While there is no simple, one-size-fits-all answer as to how best to manage forests for carbon, in general:
- Older forests store more carbon and trees that are allowed to grow older sequester more carbon, so rotations (intervals between harvests) should be lengthened and harvest rates should be reduced
- Forests that are managed less intensively (e.g. smaller clearcuts, more live-tree retention, wider riparian buffers) release less carbon than forests that are managed more intensively (e.g. industrial tree farms that rely on large, frequent clearcuts and applications of GHG-emitting fertilizers)

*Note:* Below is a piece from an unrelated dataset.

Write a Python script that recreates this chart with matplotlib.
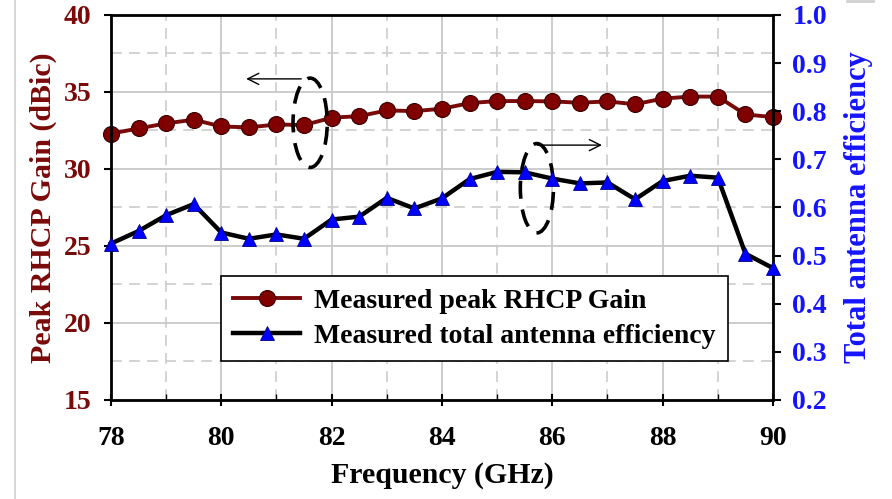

- Forests that are managed as ecosystems rather than monocultures are more resistant to wild fire and more resilient in the face of inevitable climate change — so unnatural tree plantations should be managed toward a more natural condition
Want to better understand how climate-friendlier forestry can increase carbon storage? Here is an analogy that can help.
Forest Stewardship Council (FSC) certification provides an independent mechanism to identify and reward climate-friendlier forestry. A 2018 study shows that FSC-certified forests in Oregon and Washington not only store more carbon, over time they produce more wood.
When it comes to the carbon impacts of forestry, context is everything. If we start with…
- an old forest, protection is best
- a young and/or degraded forest, managing toward a healthier, older condition is best
- cleared or clearcut land, reforestation or afforestation is best
Business-as-usual, industrial forestry is NOT the answer when it comes to combatting climate change.